By the time they arrived in Berlin, the men, all of them University of Washington students, had already accomplished more than they ever had a right to dream of accomplishing.  The 1930s was still a time when rowing was considered to be a rich man's sport, a sport firmly established on the East Coast and dominated by the elite universities there.  Rowers were most often sons of the upper classes.  Their fathers were doctors, lawyers, politicians, and multi-millionaires.  No way should a rowing team from the West, one composed of the sons of farmers, loggers, shipbuilders, and other blue-collar workers be able to compete consistently with the boys of the East.
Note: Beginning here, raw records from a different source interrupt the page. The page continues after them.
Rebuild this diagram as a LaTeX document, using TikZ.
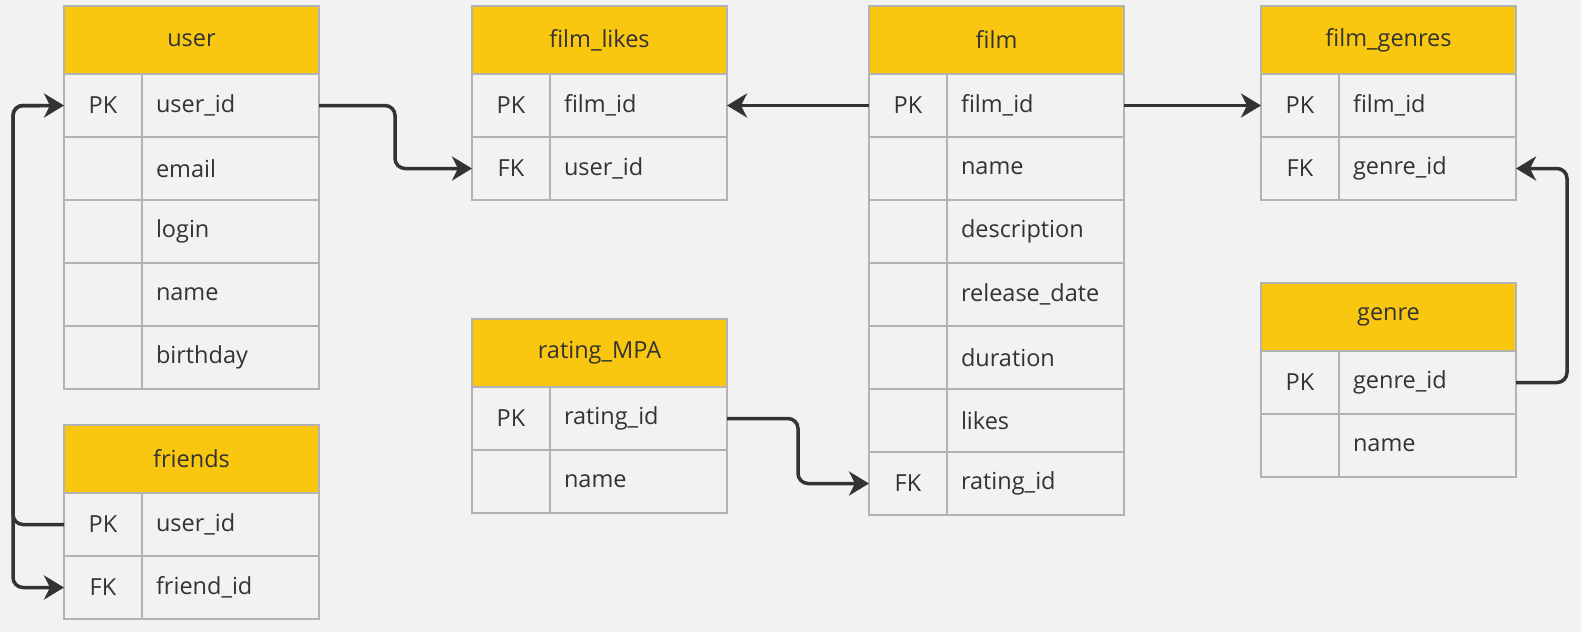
\documentclass[tikz,border=0pt]{standalone}
\usepackage{fontspec}
\setmainfont{Open Sans}
\usetikzlibrary{arrows.meta}
\definecolor{bggray}{HTML}{F2F2F2}
\definecolor{cellgray}{HTML}{F2F2F2}
\definecolor{gridgray}{HTML}{B3B3B3}
\definecolor{headyellow}{HTML}{FAC710}
\definecolor{textgray}{HTML}{333333}
\definecolor{linkgray}{HTML}{333333}
\tikzset{
  headcell/.style={draw=gridgray, fill=headyellow, line width=1.5pt, anchor=north west, outer sep=0pt,
    minimum width=255pt, minimum height=68pt, inner sep=0pt, text=textgray},
  keycell/.style={draw=gridgray, fill=cellgray, line width=1.5pt, anchor=north west, outer sep=0pt,
    minimum width=78pt, minimum height=63pt, inner sep=0pt, text=textgray},
  fieldcell/.style={draw=gridgray, fill=cellgray, line width=1.5pt, anchor=north west, outer sep=0pt,
    text width=149pt, inner xsep=14pt, inner ysep=0pt, minimum height=63pt, align=left, text=textgray},
  link/.style={draw=linkgray, line width=3.5pt, rounded corners=10pt,
    -{Stealth[length=20pt,width=24pt,inset=6pt]}}
}
% table: name, x, y, title, key/field list
\newcommand{\ertable}[5]{%
  \node[headcell] (#1) at (#2,#3) {#4};
  \foreach \k/\f [count=\i] in {#5} {
    \node[keycell] (#1-k\i) at ({#2},{#3+5+63*\i}) {\k};
    \node[fieldcell] (#1-\i) at ({#2+78},{#3+5+63*\i}) {\f};
  }
}
\begin{document}
\begin{tikzpicture}[x=1pt,y=-1pt,font=\fontsize{23.5}{28}\selectfont]
        \useasboundingbox (0,0) rectangle (1581,632);
        \fill[bggray] (0,0) rectangle (1581,632);
        %tables
        \ertable{user}{64}{6}{user}{PK/user\_id, /email, /login, /name, /birthday}
        \ertable{friends}{64}{425}{friends}{PK/user\_id, FK/friend\_id}
        \ertable{likes}{472}{6}{film\_likes}{PK/film\_id, FK/user\_id}
        \ertable{rating}{472}{319}{rating\_MPA}{PK/rating\_id, /name}
        \ertable{film}{869}{6}{film}{PK/film\_id, /name, /description, /release\_date, /duration, /likes, FK/rating\_id}
        \ertable{genres}{1261}{6}{film\_genres}{PK/film\_id, FK/genre\_id}
        \ertable{genre}{1261}{283}{genre}{PK/genre\_id, /name}
        %links
        \draw[link] (user-1.east) -- ++(76,0) |- (likes-k2.west);
        \draw[link] (film-k1.west) -- (likes-1.east);
        \draw[link] (film-1.east) -- (genres-k1.west);
        \draw[link] (genre-1.east) -- ++(51,0) |- (genres-2.east);
        \draw[link] (rating-1.east) -- ++(71,0) |- (film-k7.west);
        \draw[link] (friends-k1.west) -- ++(-51,0) |- (user-k1.west);
        \draw[link] ([xshift=-24pt]user-k1.west) -- ++(-27,0) |- (friends-k2.west);
\end{tikzpicture}
\end{document}
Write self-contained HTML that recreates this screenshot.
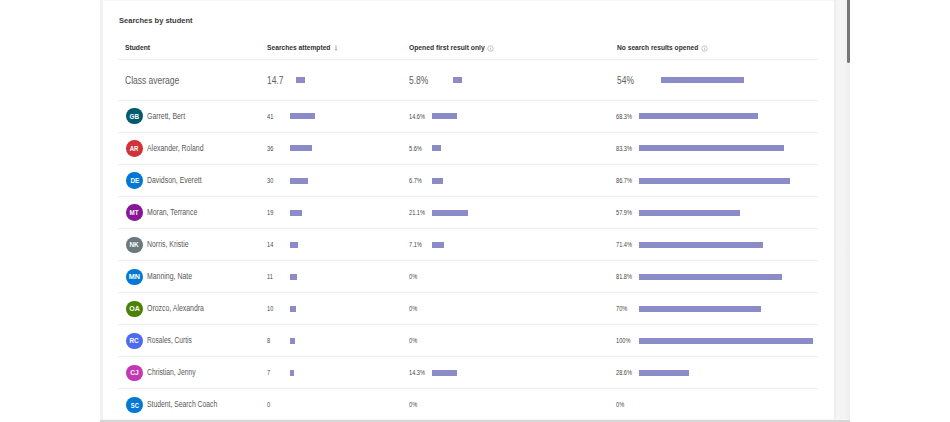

Coaches at the University of Washington and at the University of California were determined to change both the perception of their skill levels and the results of direct competition with their East Coast rivals.  As the 1936 Olympics approached, they had accomplished both goals in spades.  Not only did they start dominating the East Coast competitions, they so thoroughly dominated them that they convinced that region's sports writers that they would continue to do so for years to come. 

The University of Washington and the University of California were lucky to have each other.  Their head coaches were intimately familiar with each other's reputation, style, and tactics and the competitive rivalry that developed between their rowing teams was good for both schools.  In fact, if they had not had each other, neither school is likely to have accomplished what it did.  The schools were also very lucky that both had a head coach destined to make the National Rowing Hall of Fame: Washington's Al Ulbrickson and California's "Ky" Ebright.  And, as it turned out, rowing coaches across the U.S (and, eventually, elsewhere) were lucky to have George Yeoman Pocock, builder of the fastest racing boats in the world, come along when he did.

Daniel James Brown
Pocock, a Brit who found his way from Canada to the University of Washington campus, was far more than just a boat builder.  Even though he provided his boats to other schools and racing teams, Pocock became Coach Ulbrickson's right hand man, someone whose observations and suggestions the coach depended upon and of which he took full advantage.  What happened at the 1936 games almost certainly would not have happened without Pocock's help.

 In The Boys in the Boat, the author, with particular help from the daughter of rower Joe Rantz, delves deeply into the personalities and make-up of the members of the medal-winning team.  At times, in fact, the novel is so personal and so well researched that it reads more like a novel than a nonfiction sporting history.  It is an unforgettable piece of writing that I recommend to readers of all types.  You most certainly do not have to be a sports fan or someone who reads little other than history to enjoy The Boys in the Boat.  Please don't miss this one. 


  1. Who would have thought this story would have been compelling enough to fill a whole book? I remember consciously passing on this back when it came out, but after reading your post here and the other two recommendations on it from this past week, from friends who have read it, it's definitely going on my list. It must be something special to move beyond just a "feel good" story, which is what I had it pegged as.

    1. It is definitely more than a "feel good story," Trav. It is a very well written account of a time when things were both simpler and more difficult. The world was in a crazy place in the 1930s, and these young men still managed to make the most of where they were and what they had to work with. It's a beautiful story, but for me it was more of a history lesson and a reminder of what the world used to be like.